◆ **What you should do**
In your copy, include every line of the listing below exactly but none of the pictures.

◆ **Dataset extract**

◇ ◇ ◇ ◇

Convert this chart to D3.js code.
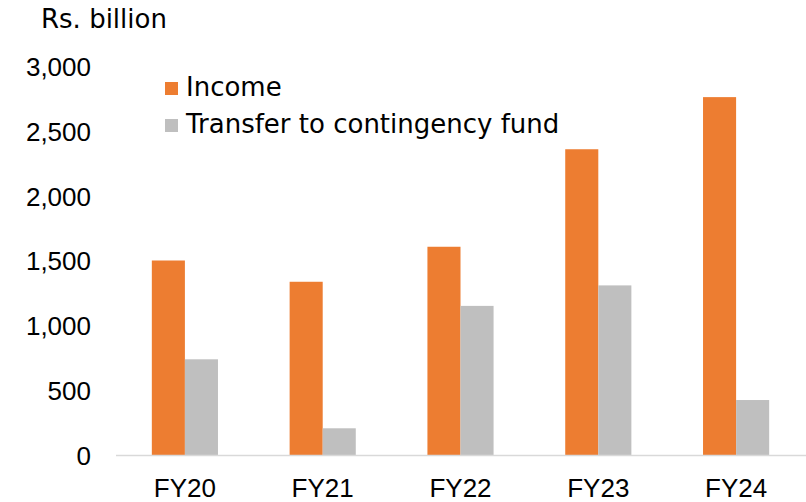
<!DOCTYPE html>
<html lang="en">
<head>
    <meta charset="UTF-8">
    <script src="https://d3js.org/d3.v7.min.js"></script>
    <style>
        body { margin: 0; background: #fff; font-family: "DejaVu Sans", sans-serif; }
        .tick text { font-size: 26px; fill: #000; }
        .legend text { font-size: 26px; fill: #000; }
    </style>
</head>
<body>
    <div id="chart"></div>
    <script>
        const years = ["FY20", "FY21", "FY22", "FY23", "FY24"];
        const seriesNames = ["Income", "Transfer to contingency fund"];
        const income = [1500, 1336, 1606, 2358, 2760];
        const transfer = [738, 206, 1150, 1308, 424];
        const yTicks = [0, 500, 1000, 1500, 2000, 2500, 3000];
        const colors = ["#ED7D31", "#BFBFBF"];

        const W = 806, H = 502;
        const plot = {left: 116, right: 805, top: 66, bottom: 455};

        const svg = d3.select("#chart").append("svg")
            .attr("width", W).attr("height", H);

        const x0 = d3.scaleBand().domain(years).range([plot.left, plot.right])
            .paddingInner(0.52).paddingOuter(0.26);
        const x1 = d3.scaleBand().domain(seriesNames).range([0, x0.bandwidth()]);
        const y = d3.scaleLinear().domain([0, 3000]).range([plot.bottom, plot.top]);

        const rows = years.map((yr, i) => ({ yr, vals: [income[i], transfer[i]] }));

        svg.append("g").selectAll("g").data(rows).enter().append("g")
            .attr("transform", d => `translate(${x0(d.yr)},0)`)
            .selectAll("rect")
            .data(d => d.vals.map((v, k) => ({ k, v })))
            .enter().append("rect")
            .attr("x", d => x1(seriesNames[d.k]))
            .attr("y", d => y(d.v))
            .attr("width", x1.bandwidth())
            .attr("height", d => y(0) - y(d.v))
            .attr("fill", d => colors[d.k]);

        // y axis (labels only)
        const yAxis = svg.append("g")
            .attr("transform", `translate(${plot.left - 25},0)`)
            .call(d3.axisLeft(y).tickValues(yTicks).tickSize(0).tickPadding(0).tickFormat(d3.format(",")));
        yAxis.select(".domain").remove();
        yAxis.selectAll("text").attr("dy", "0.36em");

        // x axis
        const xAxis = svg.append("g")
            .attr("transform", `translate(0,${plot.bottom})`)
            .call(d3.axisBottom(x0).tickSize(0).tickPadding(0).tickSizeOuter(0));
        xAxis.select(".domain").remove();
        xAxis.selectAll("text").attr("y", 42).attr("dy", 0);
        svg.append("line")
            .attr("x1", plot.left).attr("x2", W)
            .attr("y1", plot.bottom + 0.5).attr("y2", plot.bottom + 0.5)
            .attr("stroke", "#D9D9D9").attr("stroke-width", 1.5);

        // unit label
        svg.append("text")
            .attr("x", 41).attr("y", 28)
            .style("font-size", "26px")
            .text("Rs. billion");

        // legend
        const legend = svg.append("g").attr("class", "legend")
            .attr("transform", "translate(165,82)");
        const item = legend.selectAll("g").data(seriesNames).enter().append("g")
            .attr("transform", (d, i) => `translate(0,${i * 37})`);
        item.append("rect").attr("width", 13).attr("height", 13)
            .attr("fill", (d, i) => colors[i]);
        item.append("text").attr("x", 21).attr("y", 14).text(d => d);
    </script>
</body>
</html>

◇ ◇ ◇ ◇

◆ **Result**
Convert this chart to D3.js code.
<!DOCTYPE html>
<html lang="en">
<head>
    <meta charset="UTF-8">
    <script src="https://d3js.org/d3.v7.min.js"></script>
    <style>
        body { margin: 0; background: #fff; font-family: "DejaVu Sans", sans-serif; }
        .tick text { font-size: 26px; fill: #000; }
        .legend text { font-size: 26px; fill: #000; }
    </style>
</head>
<body>
    <div id="chart"></div>
    <script>
        const years = ["FY20", "FY21", "FY22", "FY23", "FY24"];
        const seriesNames = ["Income", "Transfer to contingency fund"];
        const income = [1500, 1336, 1606, 2358, 2760];
        const transfer = [738, 206, 1150, 1308, 424];
        const yTicks = [0, 500, 1000, 1500, 2000, 2500, 3000];
        const colors = ["#ED7D31", "#BFBFBF"];

        const W = 806, H = 502;
        const plot = {left: 116, right: 805, top: 66, bottom: 455};

        const svg = d3.select("#chart").append("svg")
            .attr("width", W).attr("height", H);

        const x0 = d3.scaleBand().domain(years).range([plot.left, plot.right])
            .paddingInner(0.52).paddingOuter(0.26);
        const x1 = d3.scaleBand().domain(seriesNames).range([0, x0.bandwidth()]);
        const y = d3.scaleLinear().domain([0, 3000]).range([plot.bottom, plot.top]);

        const rows = years.map((yr, i) => ({ yr, vals: [income[i], transfer[i]] }));

        svg.append("g").selectAll("g").data(rows).enter().append("g")
            .attr("transform", d => `translate(${x0(d.yr)},0)`)
            .selectAll("rect")
            .data(d => d.vals.map((v, k) => ({ k, v })))
            .enter().append("rect")
            .attr("x", d => x1(seriesNames[d.k]))
            .attr("y", d => y(d.v))
            .attr("width", x1.bandwidth())
            .attr("height", d => y(0) - y(d.v))
            .attr("fill", d => colors[d.k]);

        // y axis (labels only)
        const yAxis = svg.append("g")
            .attr("transform", `translate(${plot.left - 25},0)`)
            .call(d3.axisLeft(y).tickValues(yTicks).tickSize(0).tickPadding(0).tickFormat(d3.format(",")));
        yAxis.select(".domain").remove();
        yAxis.selectAll("text").attr("dy", "0.36em");

        // x axis
        const xAxis = svg.append("g")
            .attr("transform", `translate(0,${plot.bottom})`)
            .call(d3.axisBottom(x0).tickSize(0).tickPadding(0).tickSizeOuter(0));
        xAxis.select(".domain").remove();
        xAxis.selectAll("text").attr("y", 42).attr("dy", 0);
        svg.append("line")
            .attr("x1", plot.left).attr("x2", W)
            .attr("y1", plot.bottom + 0.5).attr("y2", plot.bottom + 0.5)
            .attr("stroke", "#D9D9D9").attr("stroke-width", 1.5);

        // unit label
        svg.append("text")
            .attr("x", 41).attr("y", 28)
            .style("font-size", "26px")
            .text("Rs. billion");

        // legend
        const legend = svg.append("g").attr("class", "legend")
            .attr("transform", "translate(165,82)");
        const item = legend.selectAll("g").data(seriesNames).enter().append("g")
            .attr("transform", (d, i) => `translate(0,${i * 37})`);
        item.append("rect").attr("width", 13).attr("height", 13)
            .attr("fill", (d, i) => colors[i]);
        item.append("text").attr("x", 21).attr("y", 14).text(d => d);
    </script>
</body>
</html>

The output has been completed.